"I hope that's not the case as I believe it would be a terrible path for the U.S. if that was allowed to happen," he tweeted Wednesday.
The SEC declined to comment.
While Armstrong's suspicions may come as a surprise to many in the industry, SEC Chairman Gary Gensler has previously stated that cryptocurrencies that allow staking could be classified as securities as defined by the Howey test – even though ether has been designated as a commodity by the SEC's sister regulator, the Commodity Futures Trading Commission (CFTC).
After a congressional hearing in September 2022, Gensler told reporters that, while he wasn't referring to any token in particular, staking was "another indica that, under the Howey test, the investing public is anticipating profits based on the efforts of others."
A significant amount of money is staked. The value of staked assets was about $42 billion in the fourth quarter of 2022, with annualized staking rewards of $3 billion, according to a report from Staked, a noncustodial staking service provider. That figure was not limited to just retail investors.
Alison Mangiero, the executive director of the Proof of Stake Alliance (POSA) told CoinDesk that her organization opposes any assertion that staking constitutes an unregistered security.

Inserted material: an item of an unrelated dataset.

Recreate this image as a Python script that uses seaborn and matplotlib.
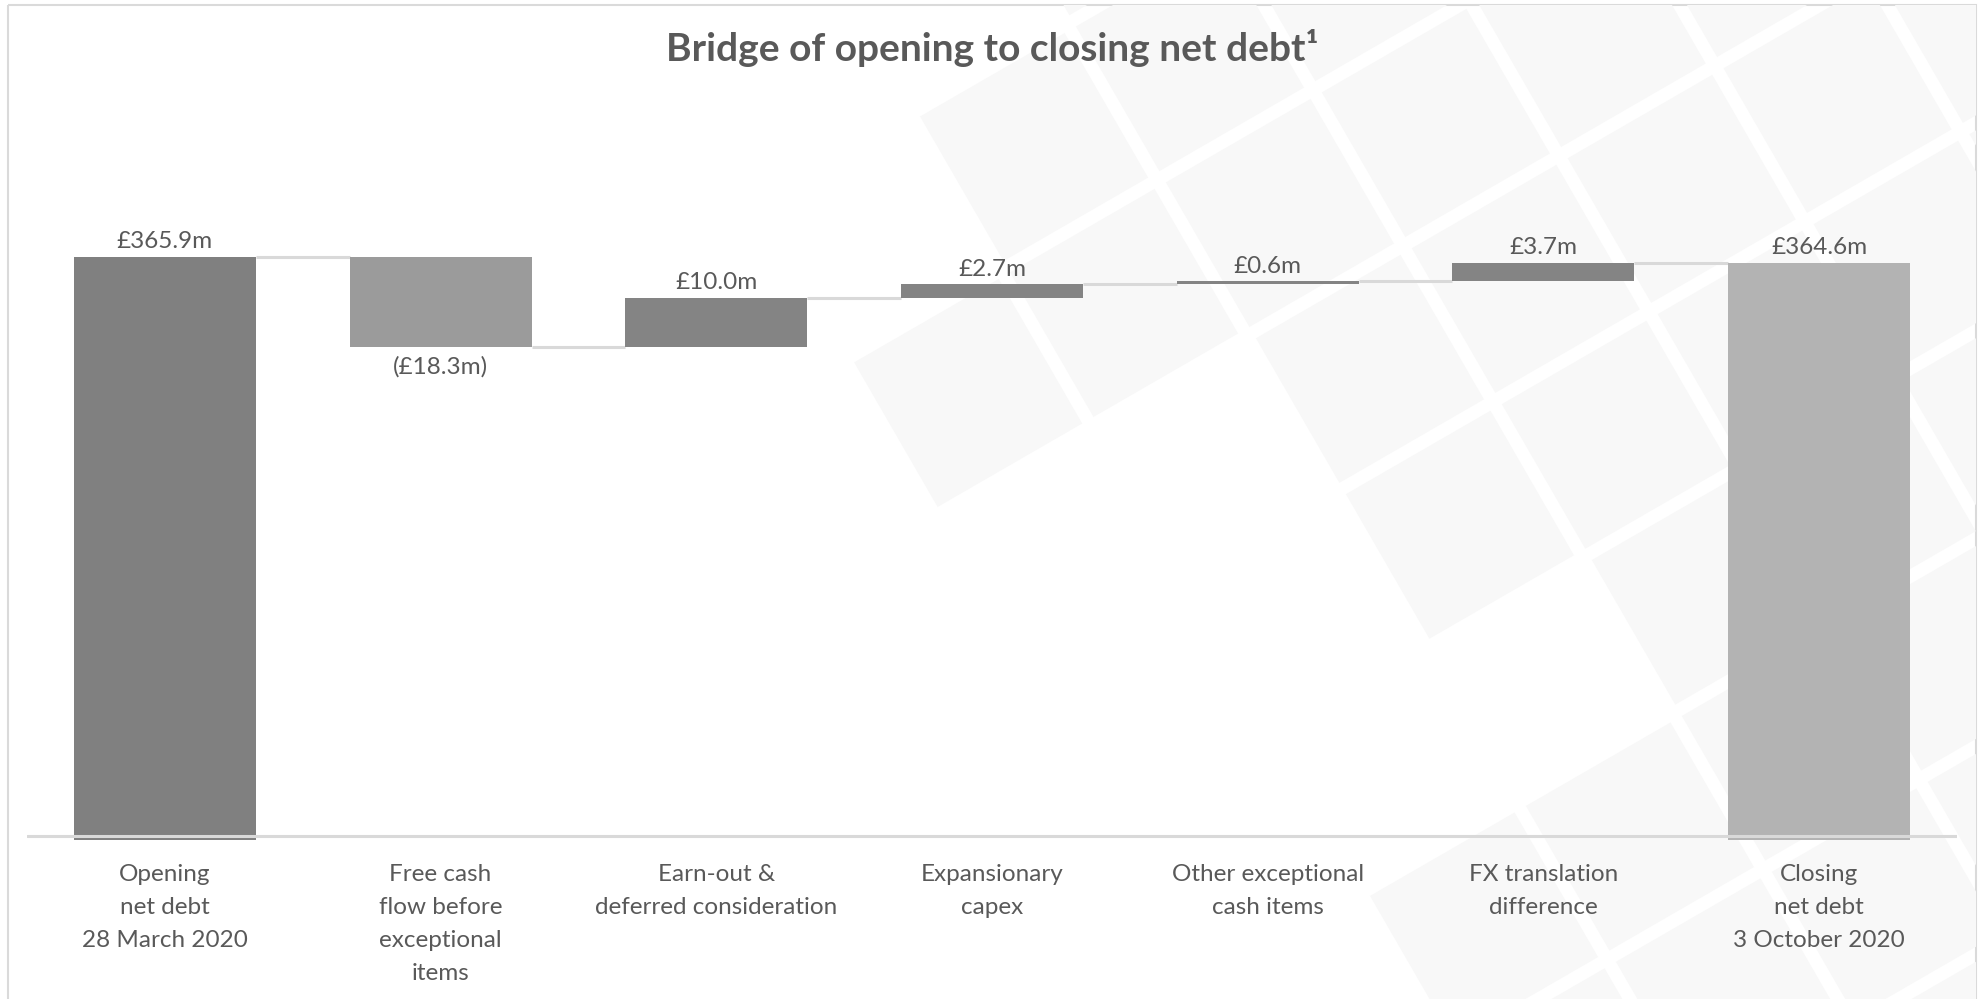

"Staking tends to get misconstrued with unrelated activities like lending, but staking is fundamentally a way for anyone to join in providing security for proof-of-stake networks," Mangiero said. "The existence of staking service providers allows everyday Americans to participate in staking, which democratizes network consensus and validation and is core to the continued growth of the global decentralized internet. Any regulatory action that runs counter to this misunderstands the nature of staking, and hinders America's ongoing efforts to foster domestic technological innovation."
UPDATE (Feb. 8, 2023, 23:25 UTC): Adds that the SEC declined to comment, as well as additional context.
UPDATE (Feb. 9, 2023 03:47 UTC): Adds comment from POSA.